_What you have to do_. Single out the lines of the material that contain "matplotlib" and copy them.

_Given records_.
╭──

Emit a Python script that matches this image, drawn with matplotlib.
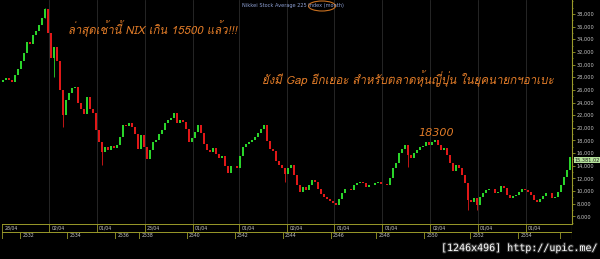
import numpy as np
import matplotlib
matplotlib.use("Agg")
import matplotlib.pyplot as plt
from matplotlib import font_manager
from matplotlib.ft2font import FT2Font
from matplotlib.patches import Ellipse
import matplotlib.patheffects as pe
import matplotlib.transforms as mtransforms

# monthly closes of the Nikkei 225 (left to right)
closes = [
    27600, 27900, 27500, 27300, 28300, 29300, 30500, 31800, 33500, 33300,
    34600, 35300, 36200, 37300, 38700, 35000, 31000, 32800, 30500, 26000,
    22000, 24400, 25500, 26300, 26500, 24000, 23000, 22200, 24800, 23000,
    22300, 19600, 17800, 16200, 17000, 16500, 17100, 16800, 17300, 18500,
    20500, 20300, 20800, 20200, 19000, 16600, 18800, 17000, 15000, 16500,
    17800, 18100, 19000, 19600, 20700, 21200, 21600, 22300, 20800, 21200,
    20900, 19800, 17700, 18400, 19300, 20400, 19200, 17400, 16500, 16100,
    16800, 15800, 15300, 15600, 13900, 12900, 14000, 13900, 13700, 15600,
    16900, 17400, 17800, 18100, 18600, 19200, 19800, 20400, 17900, 16700,
    16300, 14700, 14100, 13600, 12700, 13600, 14100, 12600, 11000, 9900,
    10600, 10200, 10900, 11700, 11400, 10300, 9500, 9100, 8800, 8500,
    8100, 7800, 8800, 9700, 10400, 10300, 10200, 10900, 11300, 11500,
    11300, 10700, 11000, 11000, 11300, 11500, 11200, 11100, 11000, 12000,
    13600, 14400, 16000, 16600, 17300, 15700, 15300, 16000, 16500, 16900,
    17200, 17700, 17300, 17700, 18000, 17300, 16500, 16800, 15700, 14400,
    13200, 14100, 13700, 12600, 11300, 8600, 8300, 8900, 7800, 9100,
    9700, 10200, 10400, 10300, 9700, 9900, 10800, 10500, 9400, 8900,
    9200, 9400, 9900, 10300, 10100, 9800, 9400, 8600, 8300, 8700,
    9200, 9700, 9700, 8900, 9100, 9900, 11000, 12300, 13400, 15381.02,
]
first_open = 27300

# the long shadows that stand out
wick_bars = [14, 17, 20, 33, 94, 135, 155, 158]
wick_ends = [38900, 28000, 20100, 14100, 11450, 13800, 7000, 7050]

date_labels = ["28/04", "02/04", "01/04", "23/04", "01/04", "01/04",
               "02/04", "01/04", "01/04", "02/04", "01/04", "01/04"]
date_bars = [0, 16, 31.7, 47.7, 63.7, 79.3, 95.3, 111, 127, 143, 158.7, 174.7]
year_labels = ["", "2532", "2534", "2536", "2538", "2540", "2542",
               "2544", "2546", "2548", "2550", "2552", "2554", ""]
year_bars = [0, 6.3, 22, 38, 46, 61.7, 77.7, 93.7, 109.7, 125, 141,
             156.3, 172.3, 186.3]

price_ticks = np.arange(6000, 38001, 2000)


def thai_family():
    for f in font_manager.fontManager.ttflist:
        try:
            if 0x0E01 in FT2Font(f.fname).get_charmap():
                return f.name
        except Exception:
            pass
    return "DejaVu Sans"


thai = thai_family()
orange = "#e07b28"
olive = "#9a9a2a"
green = "#2ad42a"
red = "#e01818"

opens = [first_open] + closes[:-1]
idx = np.arange(len(closes))
closes_a = np.array(closes)
opens_a = np.array(opens)
colors = [green if c > o else red for o, c in zip(opens_a, closes_a)]

fig = plt.figure(figsize=(6, 2.59), dpi=100, facecolor="black")
ax = fig.add_axes([2/600, 35/259, 570/600, 224/259], facecolor="black")

for b in date_bars:
    ax.axvline(b - 0.5, color="#2c2c2c", lw=0.6, zorder=0)

ax.bar(idx, closes_a - opens_a, bottom=opens_a, width=0.62, color=colors,
       linewidth=0, zorder=2)
for b, w in zip(wick_bars, wick_ends):
    lo = min(opens[b], closes[b], w)
    hi = max(opens[b], closes[b], w)
    ax.vlines(b, lo, hi, color=colors[b], lw=0.6, zorder=1)

ax.set_xlim(-0.33, len(closes) - 0.33)
ax.set_ylim(4800, 40200)
ax.yaxis.tick_right()
ax.set_yticks(price_ticks)
ax.set_yticks(np.arange(5000, 40001, 1000), minor=True)
ax.set_yticklabels([f"{v:,}" for v in price_ticks])
ax.tick_params(axis="y", which="major", colors=olive, length=2, width=0.6,
               labelsize=3.6, labelcolor="#c8c8c8", pad=1.5)
ax.tick_params(axis="y", which="minor", colors=olive, length=1, width=0.5)
ax.set_xticks([])
for s in ["left", "top", "bottom"]:
    ax.spines[s].set_visible(False)
ax.spines["right"].set_color(olive)
ax.spines["right"].set_linewidth(0.8)

# last price tag
trans = mtransforms.blended_transform_factory(ax.transAxes, ax.transData)
ax.annotate("15,381.02", xy=(1.004, closes[-1]), xycoords=trans,
            xytext=(0, -2), textcoords="offset points", fontsize=3.6,
            color="#202020", va="center", ha="left",
            bbox=dict(facecolor="#b6e29c", edgecolor="none", pad=0.4))

# date rows under the chart
axd = fig.add_axes([2/600, 20/259, 570/600, 15/259], facecolor="black")
axd.set_xlim(ax.get_xlim())
axd.set_ylim(0, 2)
axd.axis("off")
x0, x1 = ax.get_xlim()
for yy in [0.05, 1, 1.95]:
    axd.plot([x0, x1], [yy, yy], color=olive, lw=0.7)
axd.plot([x1, x1], [0, 2], color=olive, lw=0.8)
for b, lab in zip(date_bars, date_labels):
    xb = max(b - 0.5, x0 + 0.1)
    axd.plot([xb, xb], [1, 2], color=olive, lw=0.6)
    axd.text(xb + 0.8, 1.5, lab, fontsize=3.3, color="#c8c8c8", va="center")
for b, lab in zip(year_bars, year_labels):
    xb = max(b - 0.5, x0 + 0.1)
    axd.plot([xb, xb], [0, 1], color=olive, lw=0.6)
    axd.text(xb + 0.8, 0.5, lab, fontsize=3.3, color="#c8c8c8", va="center")

# title and notes
fig.text(242/600, 1 - 6/259, "Nikkei Stock Average 225 Index (month)",
         fontsize=3.6, color="#8ea0d4", va="center", ha="left")
fig.add_artist(Ellipse((322/600, 1 - 6/259), 27/600, 10/259,
                       transform=fig.transFigure, fill=False,
                       edgecolor="#c87020", lw=0.8))

fig.text(68/600, 1 - 29/259, "ล่าสุดเช้านี้ NIX เกิน 15500 แล้ว!!!",
         family=[thai, "DejaVu Sans"], style="italic", fontsize=8.2,
         color=orange, va="center", ha="left")
fig.text(262/600, 1 - 79/259,
         "ยังมี Gap อีกเยอะ สำหรับตลาดหุ้นญี่ปุ่น ในยุคนายกฯอาเบะ",
         family=[thai, "DejaVu Sans"], style="italic", fontsize=8.3,
         color=orange, va="center", ha="left")
fig.text(418/600, 1 - 133/259, "18300", style="italic", fontsize=8,
         color=orange, va="center", ha="left")

fig.text(597/600, 1 - 248/259, "[1246x496] http://upic.me/",
         family="DejaVu Sans Mono", fontsize=7.2, color="white",
         va="center", ha="right",
         path_effects=[pe.withStroke(linewidth=1.6, foreground="#303030")])

fig.savefig("out.png", dpi=100, facecolor="black")
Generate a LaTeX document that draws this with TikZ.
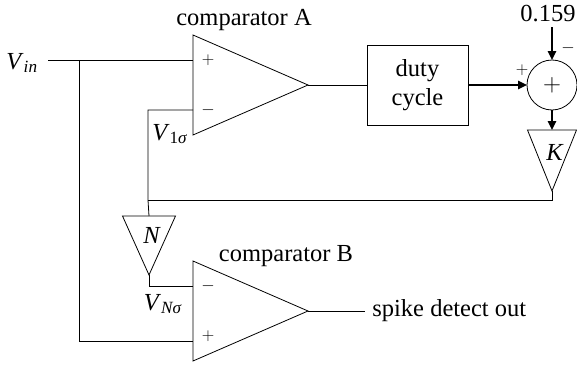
\documentclass[tikz,border=0pt]{standalone}
\usepackage{fontspec}
\setmainfont{Liberation Serif}
\usetikzlibrary{shapes.geometric,arrows.meta}
\newcommand{\Vlabel}[1]{\textit{V}\textsubscript{#1}}
\begin{document}
\begin{tikzpicture}[x=1pt,y=-1pt,
		line width=0.8pt,
		every node/.style={font=\fontsize{24.5}{29}\selectfont},
		comparator/.style={isosceles triangle,isosceles triangle stretches,draw,inner sep=0pt,outer sep=0pt,
		minimum width=100pt,minimum height=115pt},
		gain/.style={isosceles triangle,isosceles triangle stretches,shape border rotate=-90,draw,inner sep=0pt,outer sep=0pt},
		dutybox/.style={rectangle,draw,minimum width=101pt,minimum height=80pt,align=center,inner sep=0pt,outer sep=0pt},
		sumcircle/.style={circle,draw,minimum size=50pt,inner sep=0pt,outer sep=0pt},
		sign/.style={inner sep=0pt,font=\fontsize{17}{17}\selectfont},
		thickarrow/.style={line width=1.6pt,-{Triangle[length=9pt,width=8.5pt]}}
		]
		\useasboundingbox (0,0) rectangle (577,364);
		% comparators
		\node[comparator,anchor=apex](compA) at (308,85){};
		\node[comparator,anchor=apex](compB) at (308,311){};
		\node[inner sep=0pt](compAtext) at (244,20){comparator A};
		\node[inner sep=0pt](compBtext) at (286,256){comparator B};
		\coordinate (compAplus) at (193,60);
		\coordinate (compAminus) at (193,110);
		\coordinate (compBminus) at (193,286);
		\coordinate (compBplus) at (193,341);
		\node[sign](plusA) at (208,60){$+$};
		\node[sign](minusA) at (208,110){$-$};
		\node[sign](minusB) at (208,286){$-$};
		\node[sign](plusB) at (208,336){$+$};
		% feedback loop
		\node[dutybox](duty) at (417.5,85){duty\\cycle};
		\node[sumcircle](sum) at (552,85){};
		\node[inner sep=0pt,font=\fontsize{34}{34}\selectfont](sumplus) at (552,85){$+$};
		\node[gain,anchor=apex,minimum width=49pt,minimum height=61pt](kgain) at (552,191){};
		\node[inner sep=0pt](ktext) at (555,152){\textit{K}};
		\node[gain,anchor=apex,minimum width=53pt,minimum height=59pt](ngain) at (149,275){};
		\node[inner sep=0pt](ntext) at (152,235){\textit{N}};
		% labels
		\node[inner sep=0pt](vin) at (22,63){\Vlabel{\textit{in}}};
		\node[inner sep=0pt](vone) at (170,134){\Vlabel{1\textit{σ}}};
		\node[inner sep=0pt](vn) at (163,304){\Vlabel{\textit{Nσ}}};
		\node[inner sep=0pt](ref) at (548,14){0.159};
		\node[sign](plussum) at (522,70){$+$};
		\node[sign](minussum) at (568,48){$-$};
		\node[inner sep=0pt,anchor=west](spike) at (372,311){spike detect out};
		\coordinate (vinstart) at (48,60);
		\coordinate (vinjoin) at (79,60);
		\coordinate (refstart) at (552,27);
		\coordinate (spikeend) at (365,311);
		\coordinate (loopcorner) at (552,200);
		\coordinate (loopjoin) at (148,200);
		\coordinate (aminuscorner) at (148,110);
		\coordinate (bminuscorner) at (149,286);
		\coordinate (bpluscorner) at (79,341);
		% connectors
		\draw (vinstart) -- (compAplus);
		\draw (vinjoin) -- (bpluscorner) -- (compBplus);
		\draw (compAminus) -- (aminuscorner) -- (loopjoin) -- (ngain.lower side);
		\draw (compA.apex) -- (duty.west);
		\draw[thickarrow] (duty.east) -- (sum.west);
		\draw[thickarrow] (refstart) -- (sum.north);
		\draw[thickarrow] (sum.south) -- (kgain.lower side);
		\draw (kgain.apex) -- (loopcorner) -- (loopjoin);
		\draw (ngain.apex) -- (bminuscorner) -- (compBminus);
		\draw (compB.apex) -- (spikeend);
	\end{tikzpicture}
\end{document}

╰──

_Exercise response_.
Emit a Python script that matches this image, drawn with matplotlib.
import matplotlib
matplotlib.use("Agg")
import matplotlib.pyplot as plt
from matplotlib import font_manager
from matplotlib.ft2font import FT2Font
from matplotlib.patches import Ellipse
import matplotlib.patheffects as pe
import matplotlib.transforms as mtransforms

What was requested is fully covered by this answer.